A call option gives the buyer (holder) the right, but not the obligation, to buy the underlying asset at a specified price (strike price) on or before a specified date (expiration date). Call options are typically used by investors who believe that the price of the underlying asset will increase in the future. If the price of the underlying asset is higher than the strike price, the holder can exercise the option and buy the asset at the lower strike price, then sell it at the higher market price to make a profit.

Put options

A put option gives the buyer (holder) the right, but not the obligation, to sell the underlying asset at a specified price (strike price) on or before a specified date (expiration date). Put options are typically used by investors who believe that the price of the underlying asset will decrease in the future. If the price of the underlying asset is lower than the strike price, the holder can exercise the option and sell the asset at the higher strike price, then buy it back at the lower market price to make a profit.

Both call and put options are contracts between a buyer (holder) and a seller (writer), and the holder pays a premium to the writer for the right to exercise the option. The price of the premium depends on various factors such as the current market price of the underlying asset, the strike price, and the option’s expiration date.

How Do Options Work?

Let’s take a call option as an example. If you buy a call option, you are paying for the right to buy the underlying asset at a specified price (strike price) on or before a specific date (expiration date). The seller (writer) of the option is obligated to sell you the underlying asset if you choose to exercise the option.

If the price of the underlying asset increases above the strike price, you can exercise your option and buy the asset at the lower strike price. You can then sell the asset at a higher market price to make a profit.

On the other hand, if the underlying asset’s price remains below the strike price, you are not obligated to exercise the option, and it may be more cost-effective to simply buy the asset on the open market.

In exchange for the right to buy the underlying asset at the specified price, the buyer pays a premium to the seller. The premium depends on the current market price of the underlying asset, the strike price, and the expiration date of the option.

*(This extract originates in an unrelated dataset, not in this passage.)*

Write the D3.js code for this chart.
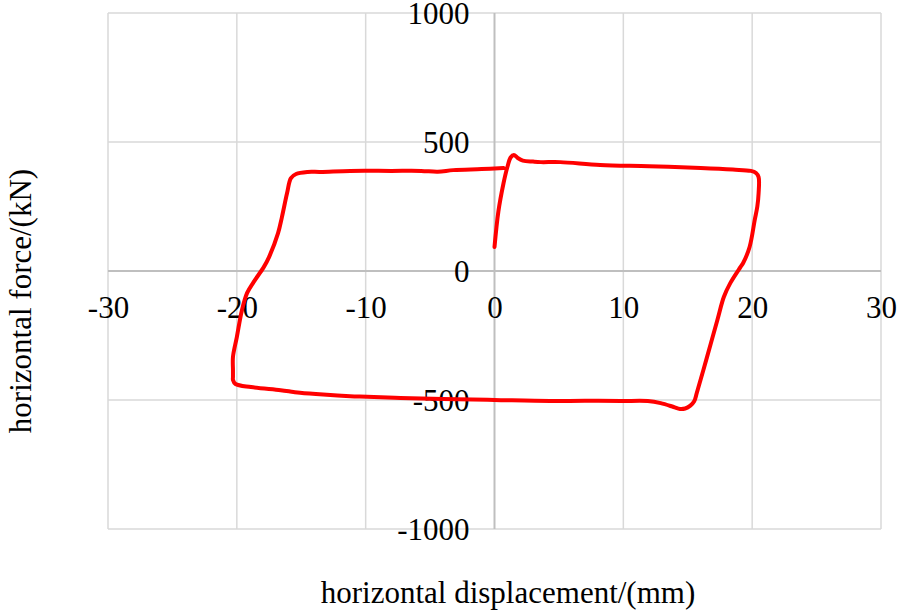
<!DOCTYPE html>
<html>
<head>
<meta charset="utf-8">
<script src="https://cdn.jsdelivr.net/npm/d3@7"></script>
<style>
  html, body { margin: 0; padding: 0; background: #fff; }
  text { font-family: "Liberation Serif", "Times New Roman", serif; fill: #000; }
</style>
</head>
<body>
<svg id="chart" width="900" height="614"></svg>
<script>

// hysteresis loop
const dispMm = [
  0, 0.3, 0.7, 1.0, 1.25, 1.5, 1.8, 2.2, 3.0, 3.6, 5.1, 8.2, 12.0, 16.0, 18.5, 19.9, 20.3, 20.5,
  20.5, 20.4, 20.2, 19.8, 19.3, 19.1, 18.3, 17.8, 17.3, 16.5, 15.7, 15.5, 15.2, 14.8, 14.4, 13.9, 12.9, 11.9, 9.8,
  7.0, 4.3, 0, -4.0, -7.3, -9.9, -11.2, -13.3, -15.1, -15.6, -16.6, -18.9, -20.1, -20.3,
  -20.3, -20.3, -20.3, -20.0, -19.6, -19.2, -18.7, -17.9, -17.5, -16.8, -16.5, -16.1, -15.8, -15.4, -14.5, -13.5,
  -11.2, -8.0, -5.7, -4.4, -3.2, -1.0, 0.7
]
const forceKn = [
  93, 230, 340, 403, 440, 450, 438, 428, 424, 422, 422, 411, 406, 399, 393, 388, 380, 364,
  302, 250, 198, 93, 31, 16, -47, -101, -190, -333, -473, -505, -522, -533, -535, -527, -512, -504, -504,
  -503, -504, -500, -496, -492, -487, -485, -479, -472, -469, -462, -450, -438, -422,
  -411, -384, -333, -256, -151, -85, -43, 16, 54, 147, 209, 302, 360, 376, 384, 384,
  388, 388, 388, 385, 391, 395, 399
]

const xTicks = [-30, -20, -10, 0, 10, 20, 30]
const yTicks = [-1000, -500, 0, 500, 1000]

const xTitle = 'horizontal displacement/(mm)'
const yTitle = 'horizontal force/(kN)'

const points = dispMm.map((d, i) => ({ x: d, y: forceKn[i] }))

const svg = d3.select('#chart')

const plot = { left: 108, right: 881, top: 13, bottom: 529 }

const xScale = d3.scaleLinear().domain([-30, 30]).range([plot.left, plot.right])
const yScale = d3.scaleLinear().domain([-1000, 1000]).range([plot.bottom, plot.top])

// plain hyphen for negatives, like the original
const fmt = d => String(d)

// grid
const grid = svg.append('g').attr('class', 'grid')

grid.selectAll('.vgrid')
  .data(xTicks.filter(d => d !== 0))
  .join('line')
  .attr('class', 'vgrid')
  .attr('x1', d => xScale(d)).attr('x2', d => xScale(d))
  .attr('y1', plot.top).attr('y2', plot.bottom)
  .attr('stroke', '#d9d9d9').attr('stroke-width', 1.5)

grid.selectAll('.hgrid')
  .data(yTicks.filter(d => d !== 0))
  .join('line')
  .attr('class', 'hgrid')
  .attr('x1', plot.left).attr('x2', plot.right)
  .attr('y1', d => yScale(d)).attr('y2', d => yScale(d))
  .attr('stroke', '#d9d9d9').attr('stroke-width', 1.5)

// zero axes
svg.append('line')
  .attr('x1', plot.left).attr('x2', plot.right)
  .attr('y1', yScale(0)).attr('y2', yScale(0))
  .attr('stroke', '#bfbfbf').attr('stroke-width', 2)

svg.append('line')
  .attr('x1', xScale(0)).attr('x2', xScale(0))
  .attr('y1', plot.top).attr('y2', plot.bottom)
  .attr('stroke', '#bfbfbf').attr('stroke-width', 2)

// tick labels sit against the zero axes
const xAxis = svg.append('g')
  .attr('class', 'axis x-axis')
  .attr('transform', `translate(0, ${ yScale(0) })`)
  .call(d3.axisBottom(xScale).tickValues(xTicks).tickSize(0).tickPadding(0).tickFormat(fmt))

xAxis.select('.domain').remove()
xAxis.selectAll('text')
  .attr('y', 47).attr('dy', null)
  .style('font-size', '31px')
  .style('font-family', '"Liberation Serif", serif')

const yAxis = svg.append('g')
  .attr('class', 'axis y-axis')
  .attr('transform', `translate(${ xScale(0) }, 0)`)
  .call(d3.axisLeft(yScale).tickValues(yTicks).tickSize(0).tickPadding(0).tickFormat(fmt))

yAxis.select('.domain').remove()
yAxis.selectAll('text')
  .attr('x', -25).attr('dy', '0.35em')
  .style('font-size', '31px')
  .style('font-family', '"Liberation Serif", serif')

// the loop
const line = d3.line()
  .x(d => xScale(d.x))
  .y(d => yScale(d.y))
  .curve(d3.curveCatmullRom.alpha(0.5))

svg.append('path')
  .datum(points)
  .attr('d', line)
  .attr('fill', 'none')
  .attr('stroke', '#ff0000')
  .attr('stroke-width', 4)
  .attr('stroke-linejoin', 'round')
  .attr('stroke-linecap', 'round')

// titles
svg.append('text')
  .attr('x', 508).attr('y', 603)
  .attr('text-anchor', 'middle')
  .style('font-size', '31px')
  .text(xTitle)

svg.append('text')
  .attr('transform', 'translate(31, 301) rotate(-90)')
  .attr('text-anchor', 'middle')
  .style('font-size', '31px')
  .text(yTitle)

</script>
</body>
</html>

Benefits of Trading Options

There are several benefits of trading options, that investors should consider before engaging in options trading. Below is a list of some of those benefits:

Limited risk

One of the biggest advantages of options trading is that the risk is limited to the premium paid for the option. This means that investors can benefit from the leverage of options trading without risking more than they are willing to lose.

Flexibility

Options contracts can be used to create a wide range of trading strategies, including hedging, income generation, and speculation. This flexibility makes options a versatile tool for traders.

High potential returns

Options trading can offer high potential returns, especially when compared to other financial instruments. This is due to the leverage provided by options trading, which allows traders to control a large amount of underlying assets with a relatively small amount of capital.

Diversification

Options trading can be used to diversify a portfolio, spreading out risk exposure and reducing overall portfolio risk.

Risks of Options Trading

Trading options involve several risks that investors should be aware of. Below is a list of some of those risks:

Complex

Options trading can be complex, and investors need to have a good understanding of the mechanics of options trading before engaging in this activity. This can make options trading more challenging than other financial instruments.

Time decay

Options contracts have a limited lifespan, and as they approach expiration, their value decreases. This means that investors need to be aware of the time decay and adjust their trading strategies accordingly.

Limited liquidity

Depending on the underlying asset, options trading may be less liquid than other financial instruments. This can make it difficult to enter and exit trades at the desired price.

Potential for loss

While options trading offers limited risk, there is still the potential for investors to lose money. This risk is especially significant when trading options with a short time to expiration or when engaging in more complex trading strategies.

Conclusion

Overall, options trading can be a powerful tool for investors looking to gain exposure to a wide range of assets, manage their risk, and generate income. However, it is important to fully understand the risks involved in options trading and seek professional advice before engaging in options trading. It is advisable to consult with a financial advisor and conduct thorough research before investing in any options.